**To be done**
Copy out lines with the word "draw" from the material that follows.

**Provided material**

<<<<

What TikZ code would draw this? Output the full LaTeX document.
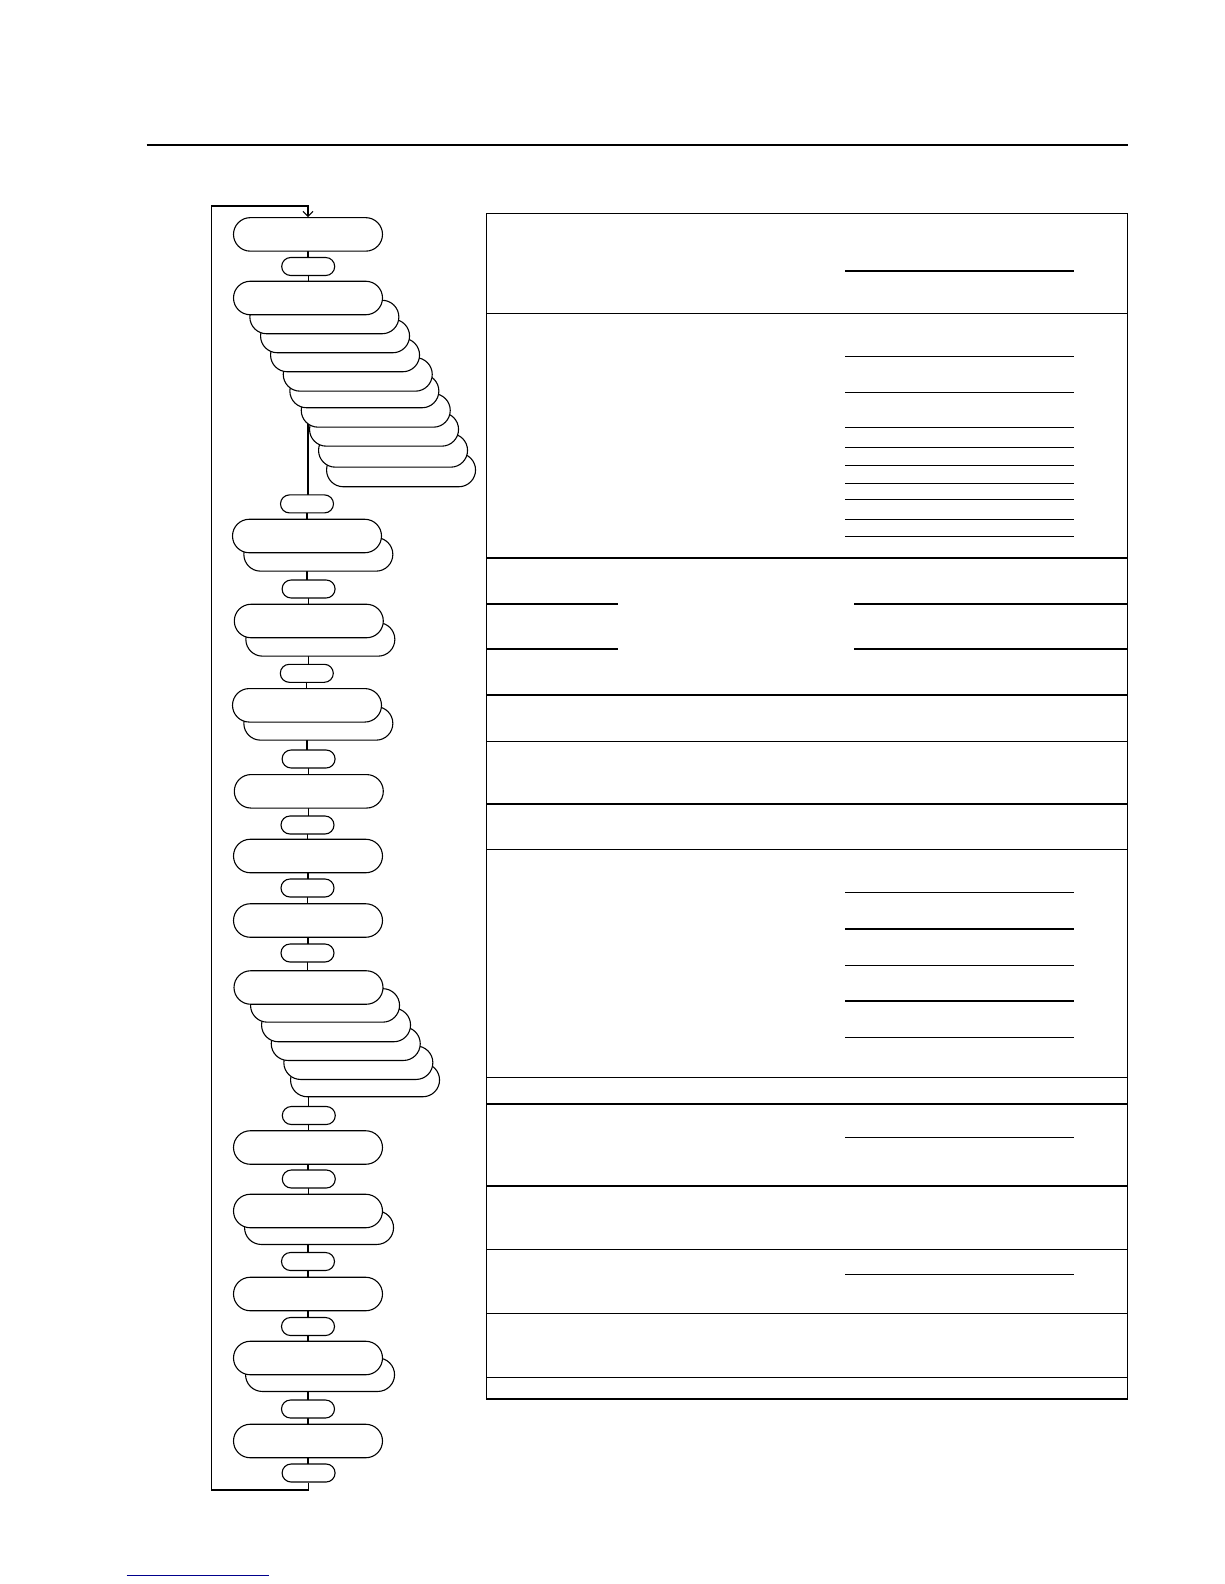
\documentclass[tikz,border=0pt]{standalone}
\usetikzlibrary{arrows.meta}
\pgfdeclarelayer{bg}
\pgfsetlayers{bg,main}
\tikzset{
  bigpill/.style={draw, fill=white, line width=1.1pt, rounded corners=16.75pt,
    minimum width=149pt, minimum height=33.5pt, inner sep=0pt},
  smallpill/.style={draw, fill=white, line width=1.1pt, rounded corners=9pt,
    minimum width=53pt, minimum height=18pt, inner sep=0pt},
  layer/.style={bigpill, anchor=south west},
  conn/.style={line width=1.1pt},
  tframe/.style={line width=1.4pt},
  shortline/.style={line width=1.4pt}
}
\begin{document}
\begin{tikzpicture}[x=1pt,y=-1pt]
\useasboundingbox (0,0) rectangle (1224,1584);

% top rule
\draw[line width=2.6pt] (146.7,145) -- (1127.7,145);

% ---- left flow chart ----
% stack behind P2 (back to front)
\foreach \i/\l/\b in {10/326/487.3, 9/318/467.7, 8/309/446.7, 7/300.7/427.7,
   6/289.3/408.3, 5/282.7/391.7, 4/270/372.3, 3/260/353.3, 2/249.3/334.3}
  \node[layer] (P2L\i) at (\l,\b) {};
% stack behind P9
\foreach \i/\l/\b in {6/290/1097.3, 5/283.3/1080, 4/270.7/1061, 3/261/1042.3, 2/250/1022.7}
  \node[layer] (P9L\i) at (\l,\b) {};
% single back layers
\node[layer] (P3L2) at (243.3,571.7) {};
\node[layer] (P4L2) at (245.3,656.7) {};
\node[layer] (P5L2) at (243.3,740.7) {};
\node[layer] (P11L2) at (244,1245) {};
\node[layer] (P13L2) at (245,1392) {};

% front pills
\node[bigpill] (P1) at (308,234.4) {};
\node[bigpill] (P2) at (308,298) {};
\node[bigpill] (P3) at (307,536) {};
\node[bigpill] (P4) at (308.8,621) {};
\node[bigpill] (P5) at (307,705.3) {};
\node[bigpill] (P6) at (308.8,791.3) {};
\node[bigpill] (P7) at (308,856) {};
\node[bigpill] (P8) at (308,920.5) {};
\node[bigpill] (P9) at (308.5,987.5) {};
\node[bigpill] (P10) at (308,1147.5) {};
\node[bigpill] (P11) at (308,1211) {};
\node[bigpill] (P12) at (308,1294) {};
\node[bigpill] (P13) at (308,1358) {};
\node[bigpill] (P14) at (308,1441) {};

% small pills
\node[smallpill] (S1) at (308.2,266.5) {};
\node[smallpill] (S2) at (307,503.9) {};
\node[smallpill] (S3) at (308.6,589) {};
\node[smallpill] (S4) at (306.8,673.3) {};
\node[smallpill] (S5) at (308.6,759) {};
\node[smallpill] (S6) at (307.5,825) {};
\node[smallpill] (S7) at (307.5,888) {};
\node[smallpill] (S8) at (307.5,953) {};
\node[smallpill] (S9) at (308.8,1115.5) {};
\node[smallpill] (S10) at (308.8,1179) {};
\node[smallpill] (S11) at (308,1261.5) {};
\node[smallpill] (S12) at (308,1326.5) {};
\node[smallpill] (S13) at (308,1409) {};
\node[smallpill] (S14) at (308.6,1473) {};

% background and connectors (behind the pills)
\begin{pgfonlayer}{bg}
\fill[white] (0,0) rectangle (1224,1584);
\foreach \a/\b in {P1/S1, S1/P2, P2/S2, S2/P3, P3/S3, S3/P4, P4/S4, S4/P5, P5/S5,
   S5/P6, P6/S6, S6/P7, P7/S7, S7/P8, P8/S8, S8/P9, P9/S9, S9/P10, P10/S10,
   S10/P11, P11/S11, S11/P12, P12/S12, S12/P13, P13/S13, S13/P14, P14/S14}
  \draw[conn] (\a.center) -- (\a.center |- \b.center);
\end{pgfonlayer}

% loop back
\coordinate (loopBL) at (211.7,1490);
\coordinate (loopTL) at (211.7,206);
\draw[conn, -{Straight Barb[length=5pt,width=10pt]}]
  (S14.south) |- (loopBL) -- (loopTL) -| (P1.north);

% ---- right table ----
\draw[tframe] (486.7,213.3) rectangle (1127.3,1399);
\foreach \y in {313.3, 558, 695, 741.3, 803.9, 849.3, 1077.3, 1104, 1186, 1249.3, 1313.3, 1377.3}
  \draw[tframe] (486.7,\y) -- (1127.3,\y);
\foreach \y in {271, 356.3, 392.3, 427.7, 447.3, 465.7, 483.3, 499.3, 519.3, 536.3,
   892.7, 929, 965.5, 1000.8, 1037.2, 1137.3, 1274.3}
  \draw[shortline] (845,\y) -- (1074,\y);
\foreach \y in {604, 649} {
  \draw[shortline] (486.7,\y) -- (618.3,\y);
  \draw[shortline] (854,\y) -- (1127.3,\y);
}

% bottom link underline
\draw[line width=1pt, color={rgb,255:red,0;green,0;blue,140}] (126.7,1575) -- (269,1575);
\end{tikzpicture}
\end{document}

>>>>

**Reply**
What TikZ code would draw this? Output the full LaTeX document.
  bigpill/.style={draw, fill=white, line width=1.1pt, rounded corners=16.75pt,
  smallpill/.style={draw, fill=white, line width=1.1pt, rounded corners=9pt,
\draw[line width=2.6pt] (146.7,145) -- (1127.7,145);
  \draw[conn] (\a.center) -- (\a.center |- \b.center);
\draw[conn, -{Straight Barb[length=5pt,width=10pt]}]
\draw[tframe] (486.7,213.3) rectangle (1127.3,1399);
  \draw[tframe] (486.7,\y) -- (1127.3,\y);
  \draw[shortline] (845,\y) -- (1074,\y);
  \draw[shortline] (486.7,\y) -- (618.3,\y);
  \draw[shortline] (854,\y) -- (1127.3,\y);
\draw[line width=1pt, color={rgb,255:red,0;green,0;blue,140}] (126.7,1575) -- (269,1575);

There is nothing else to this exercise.